__TASK DIRECTIONS__
Leave the pictures out and write out exactly the lines from the top of the entries through the line containing "(0pt,0pt) rectangle (714.75pt,-267pt);".

__ENTRIES PROVIDED__
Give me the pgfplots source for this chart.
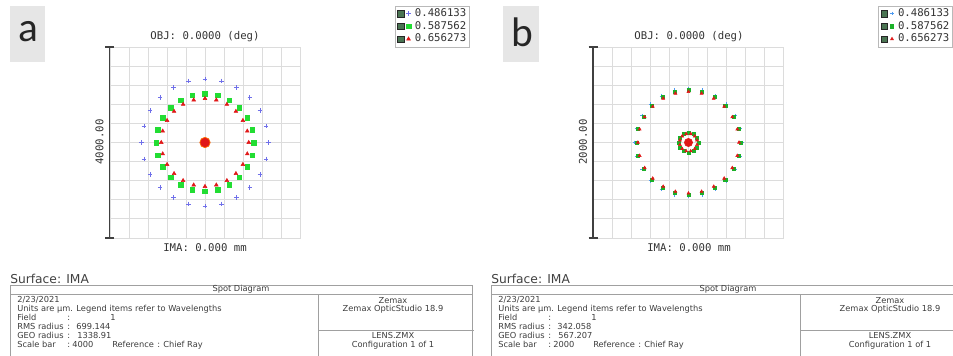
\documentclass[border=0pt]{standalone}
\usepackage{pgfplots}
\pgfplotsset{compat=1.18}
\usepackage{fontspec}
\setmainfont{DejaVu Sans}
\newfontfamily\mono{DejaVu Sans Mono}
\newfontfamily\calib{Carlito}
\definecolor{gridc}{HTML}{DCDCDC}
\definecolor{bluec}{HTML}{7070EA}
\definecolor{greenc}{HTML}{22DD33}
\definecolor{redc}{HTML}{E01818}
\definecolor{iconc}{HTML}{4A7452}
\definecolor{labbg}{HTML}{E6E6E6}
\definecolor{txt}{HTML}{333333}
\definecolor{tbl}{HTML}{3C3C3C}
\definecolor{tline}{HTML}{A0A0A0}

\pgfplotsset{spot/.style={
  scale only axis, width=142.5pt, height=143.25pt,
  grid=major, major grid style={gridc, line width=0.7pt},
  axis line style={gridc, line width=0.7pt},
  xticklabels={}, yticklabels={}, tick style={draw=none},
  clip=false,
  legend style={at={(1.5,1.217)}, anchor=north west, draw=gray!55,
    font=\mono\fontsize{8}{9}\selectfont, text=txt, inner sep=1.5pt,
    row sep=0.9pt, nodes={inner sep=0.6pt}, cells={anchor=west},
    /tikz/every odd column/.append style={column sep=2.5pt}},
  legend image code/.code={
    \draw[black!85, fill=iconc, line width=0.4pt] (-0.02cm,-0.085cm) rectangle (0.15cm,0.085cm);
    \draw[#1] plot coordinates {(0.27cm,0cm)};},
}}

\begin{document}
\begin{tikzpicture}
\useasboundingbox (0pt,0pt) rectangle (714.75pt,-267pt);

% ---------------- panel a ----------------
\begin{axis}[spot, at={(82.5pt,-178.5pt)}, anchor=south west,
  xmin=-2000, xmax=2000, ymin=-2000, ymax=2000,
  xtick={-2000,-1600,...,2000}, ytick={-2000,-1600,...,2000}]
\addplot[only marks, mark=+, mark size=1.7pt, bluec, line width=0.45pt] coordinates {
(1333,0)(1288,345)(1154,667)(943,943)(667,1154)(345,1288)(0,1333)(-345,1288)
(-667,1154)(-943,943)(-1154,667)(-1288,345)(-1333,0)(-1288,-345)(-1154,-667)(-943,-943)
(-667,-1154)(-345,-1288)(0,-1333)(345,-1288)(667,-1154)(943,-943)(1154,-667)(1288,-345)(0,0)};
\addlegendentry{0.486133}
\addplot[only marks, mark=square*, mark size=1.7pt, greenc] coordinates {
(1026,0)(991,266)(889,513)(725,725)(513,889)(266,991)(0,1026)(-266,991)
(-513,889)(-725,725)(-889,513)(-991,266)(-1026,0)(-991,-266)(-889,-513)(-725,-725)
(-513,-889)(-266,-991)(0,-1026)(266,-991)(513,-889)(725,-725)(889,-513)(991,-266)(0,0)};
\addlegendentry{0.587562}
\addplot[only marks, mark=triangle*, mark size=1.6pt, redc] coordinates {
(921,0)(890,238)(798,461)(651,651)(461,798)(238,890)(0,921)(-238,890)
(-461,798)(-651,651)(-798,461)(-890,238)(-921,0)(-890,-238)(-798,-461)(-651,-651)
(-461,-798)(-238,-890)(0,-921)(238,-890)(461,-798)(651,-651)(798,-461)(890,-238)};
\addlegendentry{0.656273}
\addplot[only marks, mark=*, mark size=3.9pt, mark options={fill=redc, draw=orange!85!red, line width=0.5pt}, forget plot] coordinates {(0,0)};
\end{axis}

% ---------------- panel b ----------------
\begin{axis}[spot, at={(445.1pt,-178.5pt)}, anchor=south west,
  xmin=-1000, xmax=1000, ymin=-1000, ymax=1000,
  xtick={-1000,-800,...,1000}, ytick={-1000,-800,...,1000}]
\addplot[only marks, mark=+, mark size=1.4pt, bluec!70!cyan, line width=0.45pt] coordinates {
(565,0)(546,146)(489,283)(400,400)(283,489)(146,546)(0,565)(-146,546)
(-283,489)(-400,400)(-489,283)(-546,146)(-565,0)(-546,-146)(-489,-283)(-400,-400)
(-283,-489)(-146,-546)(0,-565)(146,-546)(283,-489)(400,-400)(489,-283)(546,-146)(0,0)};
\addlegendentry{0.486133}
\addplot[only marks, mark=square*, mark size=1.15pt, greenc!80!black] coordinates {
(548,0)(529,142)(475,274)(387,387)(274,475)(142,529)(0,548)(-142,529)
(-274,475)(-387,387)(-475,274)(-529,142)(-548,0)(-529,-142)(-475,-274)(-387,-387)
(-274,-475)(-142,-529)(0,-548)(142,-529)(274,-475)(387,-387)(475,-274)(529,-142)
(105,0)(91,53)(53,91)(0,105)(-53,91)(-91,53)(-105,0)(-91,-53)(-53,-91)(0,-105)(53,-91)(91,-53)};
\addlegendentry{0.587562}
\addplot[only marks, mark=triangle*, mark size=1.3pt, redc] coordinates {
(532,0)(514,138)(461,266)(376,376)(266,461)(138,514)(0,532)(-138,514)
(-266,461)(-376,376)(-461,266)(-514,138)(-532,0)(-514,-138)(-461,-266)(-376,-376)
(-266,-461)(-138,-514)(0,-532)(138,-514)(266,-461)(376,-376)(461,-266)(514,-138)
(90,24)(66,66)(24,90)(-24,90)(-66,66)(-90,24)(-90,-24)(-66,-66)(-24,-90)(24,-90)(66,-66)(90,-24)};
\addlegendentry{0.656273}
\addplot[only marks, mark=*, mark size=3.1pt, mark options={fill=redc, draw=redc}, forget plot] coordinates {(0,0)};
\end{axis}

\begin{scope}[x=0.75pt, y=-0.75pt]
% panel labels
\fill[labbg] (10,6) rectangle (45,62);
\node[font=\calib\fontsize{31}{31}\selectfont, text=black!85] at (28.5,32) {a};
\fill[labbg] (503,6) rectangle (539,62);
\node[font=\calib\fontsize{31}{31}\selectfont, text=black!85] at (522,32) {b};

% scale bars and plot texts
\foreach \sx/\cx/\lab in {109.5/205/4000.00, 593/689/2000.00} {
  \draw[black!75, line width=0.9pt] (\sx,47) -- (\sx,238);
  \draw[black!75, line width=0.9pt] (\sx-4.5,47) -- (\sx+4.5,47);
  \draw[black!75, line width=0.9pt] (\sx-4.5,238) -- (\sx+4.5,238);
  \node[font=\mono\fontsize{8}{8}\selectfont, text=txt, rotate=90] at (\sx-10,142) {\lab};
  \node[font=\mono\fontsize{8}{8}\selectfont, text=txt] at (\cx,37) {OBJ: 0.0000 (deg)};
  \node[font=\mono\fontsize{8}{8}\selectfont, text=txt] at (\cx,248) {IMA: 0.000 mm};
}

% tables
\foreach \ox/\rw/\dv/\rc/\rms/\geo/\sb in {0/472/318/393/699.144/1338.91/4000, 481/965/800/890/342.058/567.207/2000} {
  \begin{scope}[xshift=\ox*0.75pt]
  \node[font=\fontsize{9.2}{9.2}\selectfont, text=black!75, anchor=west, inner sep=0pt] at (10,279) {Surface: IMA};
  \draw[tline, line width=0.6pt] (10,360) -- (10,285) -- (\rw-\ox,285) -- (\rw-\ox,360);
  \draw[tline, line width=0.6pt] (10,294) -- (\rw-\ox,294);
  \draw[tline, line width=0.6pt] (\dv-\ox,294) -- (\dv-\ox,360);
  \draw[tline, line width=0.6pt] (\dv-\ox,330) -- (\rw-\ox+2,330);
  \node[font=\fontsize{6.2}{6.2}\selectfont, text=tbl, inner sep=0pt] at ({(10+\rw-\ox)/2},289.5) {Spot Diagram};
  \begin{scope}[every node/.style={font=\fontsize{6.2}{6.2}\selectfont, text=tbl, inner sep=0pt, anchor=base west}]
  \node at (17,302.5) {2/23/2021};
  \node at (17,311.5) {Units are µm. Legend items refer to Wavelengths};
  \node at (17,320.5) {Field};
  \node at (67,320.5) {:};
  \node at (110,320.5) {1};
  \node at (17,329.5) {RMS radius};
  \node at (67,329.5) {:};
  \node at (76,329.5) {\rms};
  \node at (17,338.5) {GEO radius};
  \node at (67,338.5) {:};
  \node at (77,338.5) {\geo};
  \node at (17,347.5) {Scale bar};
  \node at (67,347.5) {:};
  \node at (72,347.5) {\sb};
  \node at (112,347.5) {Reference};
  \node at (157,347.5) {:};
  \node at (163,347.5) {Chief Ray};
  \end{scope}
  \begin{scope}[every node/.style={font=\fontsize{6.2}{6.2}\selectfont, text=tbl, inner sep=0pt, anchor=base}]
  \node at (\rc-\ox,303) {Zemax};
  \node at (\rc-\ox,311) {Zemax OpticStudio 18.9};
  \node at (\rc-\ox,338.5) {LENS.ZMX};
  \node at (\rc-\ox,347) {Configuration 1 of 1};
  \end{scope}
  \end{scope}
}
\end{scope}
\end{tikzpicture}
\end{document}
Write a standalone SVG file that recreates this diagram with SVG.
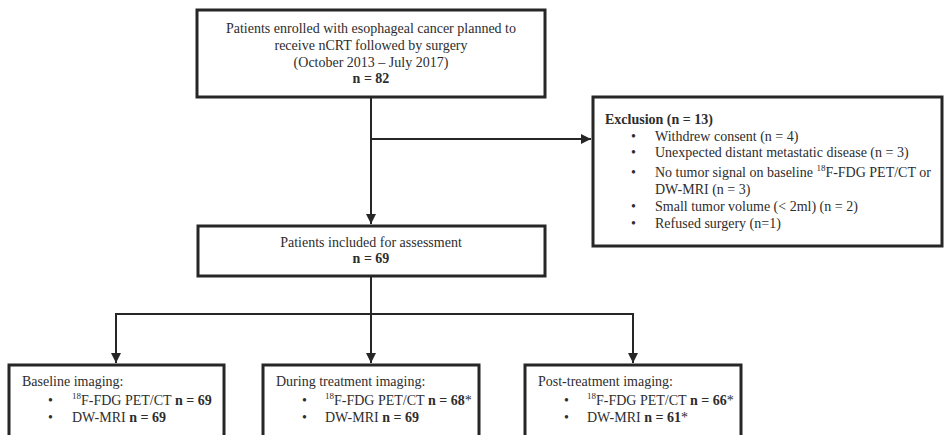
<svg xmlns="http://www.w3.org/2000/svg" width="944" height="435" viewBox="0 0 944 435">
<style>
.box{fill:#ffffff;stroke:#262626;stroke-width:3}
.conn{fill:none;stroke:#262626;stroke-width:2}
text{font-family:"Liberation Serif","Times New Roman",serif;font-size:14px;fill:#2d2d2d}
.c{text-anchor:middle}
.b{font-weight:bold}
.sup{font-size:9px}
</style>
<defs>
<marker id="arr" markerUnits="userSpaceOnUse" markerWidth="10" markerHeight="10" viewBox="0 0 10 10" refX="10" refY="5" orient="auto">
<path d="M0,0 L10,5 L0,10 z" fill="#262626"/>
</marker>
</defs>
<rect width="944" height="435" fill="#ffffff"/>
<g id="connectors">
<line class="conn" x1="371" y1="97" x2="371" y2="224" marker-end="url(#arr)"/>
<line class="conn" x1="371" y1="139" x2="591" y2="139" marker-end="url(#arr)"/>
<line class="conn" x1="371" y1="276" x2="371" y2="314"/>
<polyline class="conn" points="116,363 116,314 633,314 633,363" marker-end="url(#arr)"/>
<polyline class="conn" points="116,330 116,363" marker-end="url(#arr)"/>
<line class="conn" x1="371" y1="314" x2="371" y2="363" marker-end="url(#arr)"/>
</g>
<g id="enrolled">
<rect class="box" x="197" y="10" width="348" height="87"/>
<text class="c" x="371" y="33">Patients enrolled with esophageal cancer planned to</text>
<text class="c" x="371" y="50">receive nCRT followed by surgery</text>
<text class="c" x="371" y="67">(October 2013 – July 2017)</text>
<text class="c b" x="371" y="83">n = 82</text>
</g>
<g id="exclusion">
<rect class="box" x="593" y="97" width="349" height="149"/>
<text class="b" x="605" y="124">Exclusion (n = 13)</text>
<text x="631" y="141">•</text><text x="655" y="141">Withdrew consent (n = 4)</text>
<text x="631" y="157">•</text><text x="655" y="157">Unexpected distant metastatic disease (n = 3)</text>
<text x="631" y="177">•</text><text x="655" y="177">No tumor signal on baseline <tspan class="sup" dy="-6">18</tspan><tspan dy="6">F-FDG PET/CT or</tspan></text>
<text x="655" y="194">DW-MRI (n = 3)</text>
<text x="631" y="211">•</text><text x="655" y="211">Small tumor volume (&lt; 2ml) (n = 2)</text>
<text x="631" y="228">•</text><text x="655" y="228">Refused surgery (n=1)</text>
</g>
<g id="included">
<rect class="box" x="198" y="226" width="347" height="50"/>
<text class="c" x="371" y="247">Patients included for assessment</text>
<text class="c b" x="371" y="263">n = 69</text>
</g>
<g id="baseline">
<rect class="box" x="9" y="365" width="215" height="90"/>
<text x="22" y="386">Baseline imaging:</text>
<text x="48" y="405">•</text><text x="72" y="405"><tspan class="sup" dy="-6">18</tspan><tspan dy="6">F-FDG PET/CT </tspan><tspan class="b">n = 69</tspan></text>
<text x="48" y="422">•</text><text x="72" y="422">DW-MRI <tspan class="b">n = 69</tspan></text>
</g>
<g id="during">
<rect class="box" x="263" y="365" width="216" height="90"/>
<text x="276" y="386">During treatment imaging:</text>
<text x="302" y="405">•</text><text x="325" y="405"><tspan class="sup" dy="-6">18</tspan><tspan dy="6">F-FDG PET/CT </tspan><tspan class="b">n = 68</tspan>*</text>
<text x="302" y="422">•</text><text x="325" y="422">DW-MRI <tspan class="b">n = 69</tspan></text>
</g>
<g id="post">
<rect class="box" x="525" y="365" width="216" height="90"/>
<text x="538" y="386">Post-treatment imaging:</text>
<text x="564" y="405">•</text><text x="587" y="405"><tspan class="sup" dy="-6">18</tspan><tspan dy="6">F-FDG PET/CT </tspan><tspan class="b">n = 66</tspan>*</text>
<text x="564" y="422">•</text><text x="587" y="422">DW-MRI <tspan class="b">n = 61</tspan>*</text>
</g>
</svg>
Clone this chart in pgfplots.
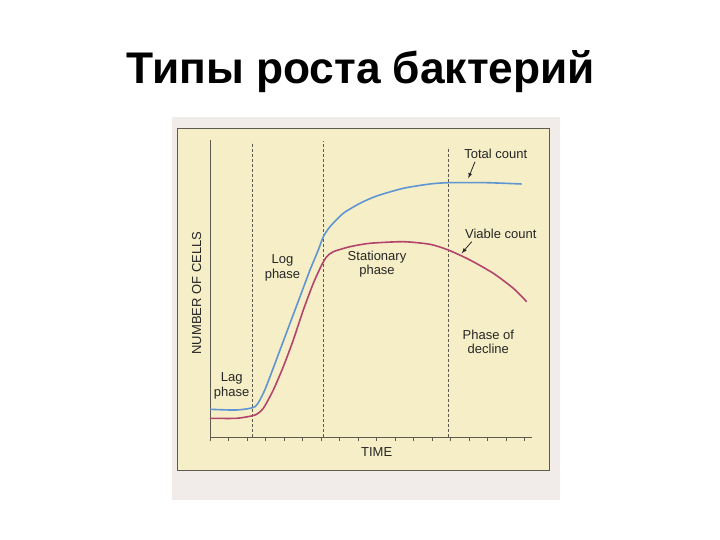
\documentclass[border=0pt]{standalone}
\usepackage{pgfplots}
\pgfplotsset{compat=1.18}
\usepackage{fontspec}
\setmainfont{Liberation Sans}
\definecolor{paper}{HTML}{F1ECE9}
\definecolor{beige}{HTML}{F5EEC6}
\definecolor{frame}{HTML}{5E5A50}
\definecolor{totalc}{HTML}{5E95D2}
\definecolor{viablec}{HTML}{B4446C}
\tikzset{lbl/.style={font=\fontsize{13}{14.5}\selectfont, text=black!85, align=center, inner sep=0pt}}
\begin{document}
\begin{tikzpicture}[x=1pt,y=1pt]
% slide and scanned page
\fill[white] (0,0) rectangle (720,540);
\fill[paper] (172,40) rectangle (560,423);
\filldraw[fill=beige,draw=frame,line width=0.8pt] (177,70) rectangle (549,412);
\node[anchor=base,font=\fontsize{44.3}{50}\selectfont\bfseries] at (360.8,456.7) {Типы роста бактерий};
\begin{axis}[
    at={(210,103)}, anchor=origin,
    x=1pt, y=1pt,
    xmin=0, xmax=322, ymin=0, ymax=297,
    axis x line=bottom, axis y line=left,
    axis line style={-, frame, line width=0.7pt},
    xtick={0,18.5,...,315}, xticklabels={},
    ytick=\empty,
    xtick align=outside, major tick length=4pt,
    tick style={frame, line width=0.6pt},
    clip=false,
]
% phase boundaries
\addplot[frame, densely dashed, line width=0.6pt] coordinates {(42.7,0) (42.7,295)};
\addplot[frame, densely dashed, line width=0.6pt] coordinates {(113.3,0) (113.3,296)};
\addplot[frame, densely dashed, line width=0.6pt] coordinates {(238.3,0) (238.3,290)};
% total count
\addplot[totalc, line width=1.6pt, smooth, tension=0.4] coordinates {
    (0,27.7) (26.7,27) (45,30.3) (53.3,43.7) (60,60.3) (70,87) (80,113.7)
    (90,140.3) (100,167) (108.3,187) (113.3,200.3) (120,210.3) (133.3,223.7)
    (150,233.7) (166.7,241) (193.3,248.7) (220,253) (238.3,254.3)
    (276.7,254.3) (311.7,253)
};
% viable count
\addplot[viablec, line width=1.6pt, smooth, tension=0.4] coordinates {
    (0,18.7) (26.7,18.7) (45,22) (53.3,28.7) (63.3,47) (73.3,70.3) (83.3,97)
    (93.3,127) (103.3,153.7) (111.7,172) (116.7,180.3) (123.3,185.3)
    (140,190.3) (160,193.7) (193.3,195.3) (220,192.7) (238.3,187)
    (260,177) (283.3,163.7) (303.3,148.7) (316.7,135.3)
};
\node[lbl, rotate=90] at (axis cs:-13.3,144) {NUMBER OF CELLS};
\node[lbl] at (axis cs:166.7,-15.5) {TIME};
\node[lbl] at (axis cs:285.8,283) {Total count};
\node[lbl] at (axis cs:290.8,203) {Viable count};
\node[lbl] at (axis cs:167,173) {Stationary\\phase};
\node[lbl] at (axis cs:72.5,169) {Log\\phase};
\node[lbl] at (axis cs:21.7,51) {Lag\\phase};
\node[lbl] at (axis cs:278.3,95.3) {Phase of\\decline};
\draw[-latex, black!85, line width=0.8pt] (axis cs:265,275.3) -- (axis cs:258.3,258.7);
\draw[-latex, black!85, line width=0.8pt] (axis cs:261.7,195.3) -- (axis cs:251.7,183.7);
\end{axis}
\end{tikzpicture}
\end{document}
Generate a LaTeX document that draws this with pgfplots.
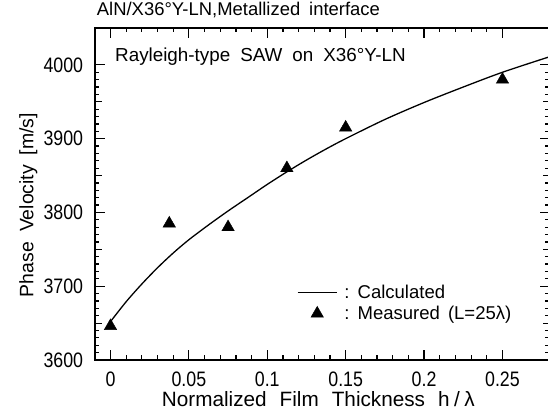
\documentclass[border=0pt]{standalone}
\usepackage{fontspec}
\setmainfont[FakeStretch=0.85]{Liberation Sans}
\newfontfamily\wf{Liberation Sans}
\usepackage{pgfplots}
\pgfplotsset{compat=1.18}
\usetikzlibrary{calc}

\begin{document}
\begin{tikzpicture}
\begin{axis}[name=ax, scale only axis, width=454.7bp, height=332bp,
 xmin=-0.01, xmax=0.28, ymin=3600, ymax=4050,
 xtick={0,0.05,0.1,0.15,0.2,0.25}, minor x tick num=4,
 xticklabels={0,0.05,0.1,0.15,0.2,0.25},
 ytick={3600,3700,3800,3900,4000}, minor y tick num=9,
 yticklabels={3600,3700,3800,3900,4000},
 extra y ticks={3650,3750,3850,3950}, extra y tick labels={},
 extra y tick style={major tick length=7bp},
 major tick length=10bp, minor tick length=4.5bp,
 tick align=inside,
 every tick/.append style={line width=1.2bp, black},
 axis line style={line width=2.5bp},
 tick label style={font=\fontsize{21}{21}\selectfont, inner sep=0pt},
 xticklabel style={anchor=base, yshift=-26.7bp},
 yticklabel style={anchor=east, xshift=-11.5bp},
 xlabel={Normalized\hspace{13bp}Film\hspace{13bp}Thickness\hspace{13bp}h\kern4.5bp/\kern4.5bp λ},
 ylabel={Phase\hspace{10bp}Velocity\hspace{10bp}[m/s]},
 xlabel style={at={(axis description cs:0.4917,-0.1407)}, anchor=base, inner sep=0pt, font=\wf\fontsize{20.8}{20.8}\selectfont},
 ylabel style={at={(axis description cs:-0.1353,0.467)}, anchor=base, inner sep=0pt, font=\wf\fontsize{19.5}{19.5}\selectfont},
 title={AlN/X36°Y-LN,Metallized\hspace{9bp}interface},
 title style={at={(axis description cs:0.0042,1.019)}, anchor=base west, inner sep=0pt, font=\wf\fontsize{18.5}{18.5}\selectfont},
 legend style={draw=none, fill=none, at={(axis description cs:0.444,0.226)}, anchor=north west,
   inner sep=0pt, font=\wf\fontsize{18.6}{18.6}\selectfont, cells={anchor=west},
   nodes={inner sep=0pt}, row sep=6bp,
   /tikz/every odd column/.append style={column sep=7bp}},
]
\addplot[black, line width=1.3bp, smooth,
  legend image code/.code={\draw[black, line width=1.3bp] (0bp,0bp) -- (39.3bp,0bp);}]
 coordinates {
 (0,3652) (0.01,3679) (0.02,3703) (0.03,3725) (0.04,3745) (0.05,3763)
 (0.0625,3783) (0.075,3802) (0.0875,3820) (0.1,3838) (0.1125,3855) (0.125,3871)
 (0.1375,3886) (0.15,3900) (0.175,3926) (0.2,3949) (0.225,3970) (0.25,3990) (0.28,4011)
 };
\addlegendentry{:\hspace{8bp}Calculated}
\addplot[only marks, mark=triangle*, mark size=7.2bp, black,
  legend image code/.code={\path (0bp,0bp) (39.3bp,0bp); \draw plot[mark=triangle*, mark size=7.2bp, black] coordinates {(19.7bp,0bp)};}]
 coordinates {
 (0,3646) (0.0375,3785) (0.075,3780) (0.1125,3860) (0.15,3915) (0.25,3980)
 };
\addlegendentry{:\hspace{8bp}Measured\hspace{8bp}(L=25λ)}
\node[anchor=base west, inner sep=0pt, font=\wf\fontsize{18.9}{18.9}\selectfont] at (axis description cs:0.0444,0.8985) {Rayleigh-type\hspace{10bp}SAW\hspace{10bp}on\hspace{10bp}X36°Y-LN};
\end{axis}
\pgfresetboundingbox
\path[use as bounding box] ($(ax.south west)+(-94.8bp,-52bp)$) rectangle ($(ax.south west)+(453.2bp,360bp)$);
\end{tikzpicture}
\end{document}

__RESPONSE TO THIS TASK__
Give me the pgfplots source for this chart.
\documentclass[border=0pt]{standalone}
\usepackage{pgfplots}
\pgfplotsset{compat=1.18}
\usepackage{fontspec}
\setmainfont{DejaVu Sans}
\newfontfamily\mono{DejaVu Sans Mono}
\newfontfamily\calib{Carlito}
\definecolor{gridc}{HTML}{DCDCDC}
\definecolor{bluec}{HTML}{7070EA}
\definecolor{greenc}{HTML}{22DD33}
\definecolor{redc}{HTML}{E01818}
\definecolor{iconc}{HTML}{4A7452}
\definecolor{labbg}{HTML}{E6E6E6}
\definecolor{txt}{HTML}{333333}
\definecolor{tbl}{HTML}{3C3C3C}
\definecolor{tline}{HTML}{A0A0A0}

\pgfplotsset{spot/.style={
  scale only axis, width=142.5pt, height=143.25pt,
  grid=major, major grid style={gridc, line width=0.7pt},
  axis line style={gridc, line width=0.7pt},
  xticklabels={}, yticklabels={}, tick style={draw=none},
  clip=false,
  legend style={at={(1.5,1.217)}, anchor=north west, draw=gray!55,
    font=\mono\fontsize{8}{9}\selectfont, text=txt, inner sep=1.5pt,
    row sep=0.9pt, nodes={inner sep=0.6pt}, cells={anchor=west},
    /tikz/every odd column/.append style={column sep=2.5pt}},
  legend image code/.code={
    \draw[black!85, fill=iconc, line width=0.4pt] (-0.02cm,-0.085cm) rectangle (0.15cm,0.085cm);
    \draw[#1] plot coordinates {(0.27cm,0cm)};},
}}

\begin{document}
\begin{tikzpicture}
\useasboundingbox (0pt,0pt) rectangle (714.75pt,-267pt);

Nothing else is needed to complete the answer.